NBFAA gov't group talks business
NASHVILLE--How security installers can take advantage of existing government business opportunities was a recurring point of discussion at the government relations meeting here on June 25.
The National Burglar & Fire Alarm Association's government relations committee met bright and early on the second day of the ESX conference to discuss what's going on in Washington.
NBFAA executive director Merlin Guilbeau asked about ways to ensure that members, who haven't worked with the federal government's GSA schedule previously, can get up to speed so they can expand their work with local and state governments.

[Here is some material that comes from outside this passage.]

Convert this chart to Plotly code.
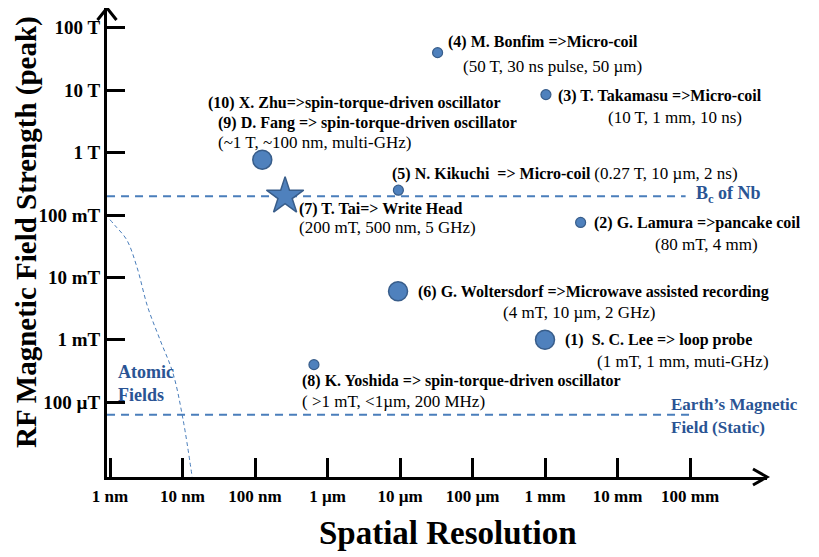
import math
import plotly.graph_objects as go

# ---------------- data ----------------
# spatial resolution (m), peak RF field (T)
small_names = ["(4) Bonfim", "(3) Takamasu", "(5) Kikuchi", "(2) Lamura", "(8) Yoshida"]
small_x = [3.3e-5, 1.03e-3, 9.5e-6, 3.1e-3, 6.5e-7]
small_y = [40.0, 8.5, 0.25, 0.076, 4.0e-4]

big_names = ["(9)/(10) Fang / Zhu", "(6) Woltersdorf", "(1) Lee"]
big_x = [1.26e-7, 9.4e-6, 1.0e-3]
big_y = [0.77, 6.0e-3, 1.0e-3]

star_name = "(7) Tai"
star_x = [2.6e-7]
star_y = [0.2]

BC_NB = 0.2           # T
EARTH_FIELD = 6.3e-5  # T
bc_line_x = [9.1e-10, 8.7e-2]
earth_line_x = [9.1e-10, 1.1e-1]

atomic_x = [1.0e-9, 1.17e-9, 1.7e-9, 2.35e-9, 3.3e-9, 4.9e-9, 7.4e-9, 1.02e-8, 1.36e-8]
atomic_y = [8.4e-2, 6.8e-2, 4.0e-2, 1.47e-2, 3.4e-3, 1.0e-3, 2.9e-4, 5.2e-5, 6.3e-6]

x_tickvals = [1e-9, 1e-8, 1e-7, 1e-6, 1e-5, 1e-4, 1e-3, 1e-2, 1e-1]
x_ticktext = ["1 nm", "10 nm", "100 nm", "1 µm", "10 µm", "100 µm", "1 mm", "10 mm", "100 mm"]
y_tickvals = [1e-4, 1e-3, 1e-2, 1e-1, 1, 10, 100]
y_ticktext = ["100 µT", "1 mT", "10 mT", "100 mT", "1 T", "10 T", "100 T"]

# ---------------- style ----------------
FONT = "Liberation Serif"
FILL = "#4f81bd"
EDGE = "#385d8a"
DASH = "#4a7ebb"
LABEL_BLUE = "#2a5494"
REG = 17  # regular annotation size
BLD = 16  # bold annotation size

fig = go.Figure()

fig.add_trace(go.Scatter(x=bc_line_x, y=[BC_NB, BC_NB], mode="lines",
                         line=dict(color=DASH, width=2, dash="8px,6px"),
                         hoverinfo="skip", showlegend=False))
fig.add_trace(go.Scatter(x=earth_line_x, y=[EARTH_FIELD, EARTH_FIELD], mode="lines",
                         line=dict(color=DASH, width=2, dash="8px,6px"),
                         hoverinfo="skip", showlegend=False))
fig.add_trace(go.Scatter(x=atomic_x, y=atomic_y, mode="lines", line_shape="spline",
                         line=dict(color=DASH, width=1, dash="4px,3px"),
                         hoverinfo="skip", showlegend=False))

fig.add_trace(go.Scatter(x=small_x, y=small_y, mode="markers", text=small_names,
                         marker=dict(size=10, color=FILL, line=dict(color=EDGE, width=1.2)),
                         showlegend=False))
fig.add_trace(go.Scatter(x=big_x, y=big_y, mode="markers", text=big_names,
                         marker=dict(size=19, color=FILL, line=dict(color=EDGE, width=1.5)),
                         showlegend=False))
fig.add_trace(go.Scatter(x=star_x, y=star_y, mode="markers", text=[star_name],
                         marker=dict(symbol="star", size=28, color=FILL,
                                     line=dict(color=EDGE, width=1.5)),
                         showlegend=False))

annotations = []


def note(px, py, text, dx, dy, size=None, color="black", bold=True):
    if size is None:
        size = BLD if bold else REG
    t = f"<b>{text}</b>" if bold else text
    annotations.append(dict(x=math.log10(px), y=math.log10(py), xref="x", yref="y",
                            text=t, showarrow=False, xanchor="left", yanchor="middle",
                            xshift=dx, yshift=dy,
                            font=dict(family=FONT, size=size, color=color)))


# (4) Bonfim
note(small_x[0], small_y[0], "(4) M. Bonfim =&gt;Micro-coil", 8, 11)
note(small_x[0], small_y[0], "(50 T, 30 ns pulse, 50 µm)", 23, -14, bold=False)
# (3) Takamasu
note(small_x[1], small_y[1], "(3) T. Takamasu =&gt;Micro-coil", 10, -1)
note(small_x[1], small_y[1], "(10 T, 1 mm, 10 ns)", 60, -23, bold=False)
# (5) Kikuchi
note(small_x[2], small_y[2],
     f"<b>(5) N. Kikuchi  =&gt; Micro-coil</b> <span style='font-size:{REG}px'>(0.27 T, 10 µm, 2 ns)</span>",
     -8, 17, size=BLD, bold=False)
# (2) Lamura
note(small_x[3], small_y[3], "(2) G. Lamura =&gt;pancake coil", 11, -1)
note(small_x[3], small_y[3], "(80 mT, 4 mm)", 72, -22, bold=False)
# (8) Yoshida
note(small_x[4], small_y[4], "(8) K. Yoshida =&gt; spin-torque-driven oscillator", -14, -16)
note(small_x[4], small_y[4], "( &gt;1 mT, &lt;1µm, 200 MHz)", -14, -37, bold=False)
# (9)/(10) Fang / Zhu
note(big_x[0], big_y[0], "(10) X. Zhu=&gt;spin-torque-driven oscillator", -56, 57)
note(big_x[0], big_y[0], "(9) D. Fang =&gt; spin-torque-driven oscillator", -46, 37)
note(big_x[0], big_y[0], "(~1 T, ~100 nm, multi-GHz)", -46, 17, bold=False)
# (6) Woltersdorf
note(big_x[1], big_y[1], "(6) G. Woltersdorf =&gt;Microwave assisted recording", 18, -1)
note(big_x[1], big_y[1], "(4 mT, 10 µm, 2 GHz)", 103, -21, bold=False)
# (1) Lee
note(big_x[2], big_y[2], "(1)  S. C. Lee =&gt; loop probe", 18, 0)
note(big_x[2], big_y[2], "(1 mT, 1 mm, muti-GHz)", 50, -22, bold=False)
# (7) Tai
note(star_x[0], star_y[0], "(7) T. Tai=&gt; Write Head", 12, -13)
note(star_x[0], star_y[0], "(200 mT, 500 nm, 5 GHz)", 12, -31, bold=False)

# reference-line labels
note(bc_line_x[1], BC_NB, "B<sub>c</sub> of Nb", 8, 2, size=18, color=LABEL_BLUE)
note(earth_line_x[1], EARTH_FIELD, "Earth’s Magnetic", -24, 10, size=17, color=LABEL_BLUE)
note(earth_line_x[1], EARTH_FIELD, "Field (Static)", -24, -13, size=17, color=LABEL_BLUE)

# Page body has an 8px margin: figure is placed at (8, 8) on screen.
OFF = 8
FIG_W, FIG_H = 819 - OFF, 557 - OFF
# plot area in screen pixels
PL, PR, PT, PB = 107, 767, 8, 477
W, H = PR - PL, PB - PT


def px2paper(x, y):
    return (x - PL) / W, (PB - y) / H


for txt, sy in (("<b>Atomic</b>", 372), ("<b>Fields</b>", 395)):
    ax_, ay_ = px2paper(116, sy)
    annotations.append(dict(x=ax_, y=ay_, xref="paper", yref="paper", text=txt,
                            showarrow=False, xanchor="left", yanchor="middle",
                            font=dict(family=FONT, size=18, color=LABEL_BLUE)))

# axis titles
tx, ty = px2paper(26, 232)
annotations.append(dict(x=tx, y=ty, xref="paper", yref="paper",
                        text="<b>RF Magnetic Field Strength (peak)</b>", textangle=-90,
                        showarrow=False, xanchor="center", yanchor="middle",
                        font=dict(family=FONT, size=29, color="black")))
tx, ty = px2paper(448, 533)
annotations.append(dict(x=tx, y=ty, xref="paper", yref="paper",
                        text="<b>Spatial Resolution</b>",
                        showarrow=False, xanchor="center", yanchor="middle",
                        font=dict(family=FONT, size=33, color="black")))

# arrow heads
a1x, a1y = px2paper(753, 469)
a2x, a2y = px2paper(753, 485)
b1x, b1y = px2paper(97.5, 20)
b2x, b2y = px2paper(116.5, 20)
shapes = [
    dict(type="path", xref="paper", yref="paper",
         path=f"M {a1x},{a1y} L 1,0 L {a2x},{a2y}", line=dict(color="black", width=3)),
    dict(type="path", xref="paper", yref="paper",
         path=f"M {b1x},{b1y} L 0,1 L {b2x},{b2y}", line=dict(color="black", width=3)),
]

# x mapping: 1 nm at screen px 110, 72.5 px/decade ; y mapping: 100 mT at 215, 62.4 px/decade
xr = [-9 + (PL - 110) / 72.5, -9 + (PR - 110) / 72.5]
yr = [-1 - (PB - 215) / 62.4, -1 + (215 - PT) / 62.4]

fig.update_layout(
    width=FIG_W, height=FIG_H,
    margin=dict(l=PL - OFF, r=FIG_W - (PR - OFF), t=PT - OFF, b=FIG_H - (PB - OFF), pad=0),
    paper_bgcolor="white", plot_bgcolor="white",
    showlegend=False,
    annotations=annotations, shapes=shapes,
    xaxis=dict(type="log", range=xr, showgrid=False, zeroline=False, automargin=False,
               showline=True, linecolor="black", linewidth=3,
               ticks="inside", ticklen=19, tickwidth=3, tickcolor="black",
               tickvals=x_tickvals, ticktext=x_ticktext, ticklabelstandoff=2,
               tickfont=dict(family=FONT, size=17, color="black", weight="bold")),
    yaxis=dict(type="log", range=yr, showgrid=False, zeroline=False, automargin=False,
               showline=True, linecolor="black", linewidth=3,
               ticks="inside", ticklen=18, tickwidth=3, tickcolor="black",
               tickvals=y_tickvals, ticktext=y_ticktext, ticklabelstandoff=0,
               tickfont=dict(family=FONT, size=19, color="black", weight="bold")),
)

fig.write_html("out.html")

Specifically, Guilbeau was referring to a bill the president is expected to sign shortly called the "The Local Preparedness Acquisition Act." The bill will make security and fire projects more affordable for state and local governments by extending cooperative purchasing to GSA Schedule 84. This means that state and local governments can purchase fire alarm systems, access control devices, perimeter security, video surveillance systems and other homeland security goods and services at GSA-approved prices. (Search "Bill to increase bottom line for security integrators" at www.securitysystemsnews.com for more information about this bill.)
NBFAA lobbyist John Chwat is going to set up a meeting with the GSA and committee members to discuss the possibility of setting up "specific GSA training for NBFAA members."

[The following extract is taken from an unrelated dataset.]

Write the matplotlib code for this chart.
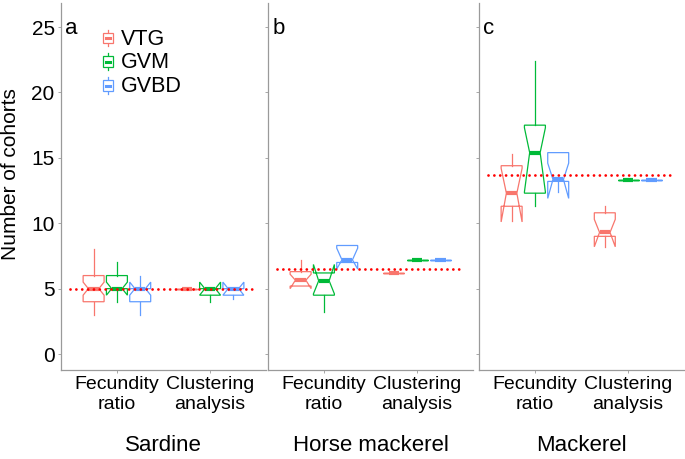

Chwat is also in the early stages of crafting and looking for a sponsor for a bill tentatively called the "Video Surveillance Protection Act." Currently the Justice Department gives away "millions of dollars" through the Edwin Burn Grant Program for video surveillance projects in smaller cites. The grants go to cities whose Congressional representatives get their cities "earmarked" for a grant. (Chwat read a list of cities--including Shreveport, La., Allentown, Pa., and Billings, Mont.--that have received grants in the $500,000 range.)
"I would make the argument to Congress that instead of earmarking, we should create a program where cities could apply for grants for the purchase of [video surveillance] equipment that would be professionally installed," Chwat said.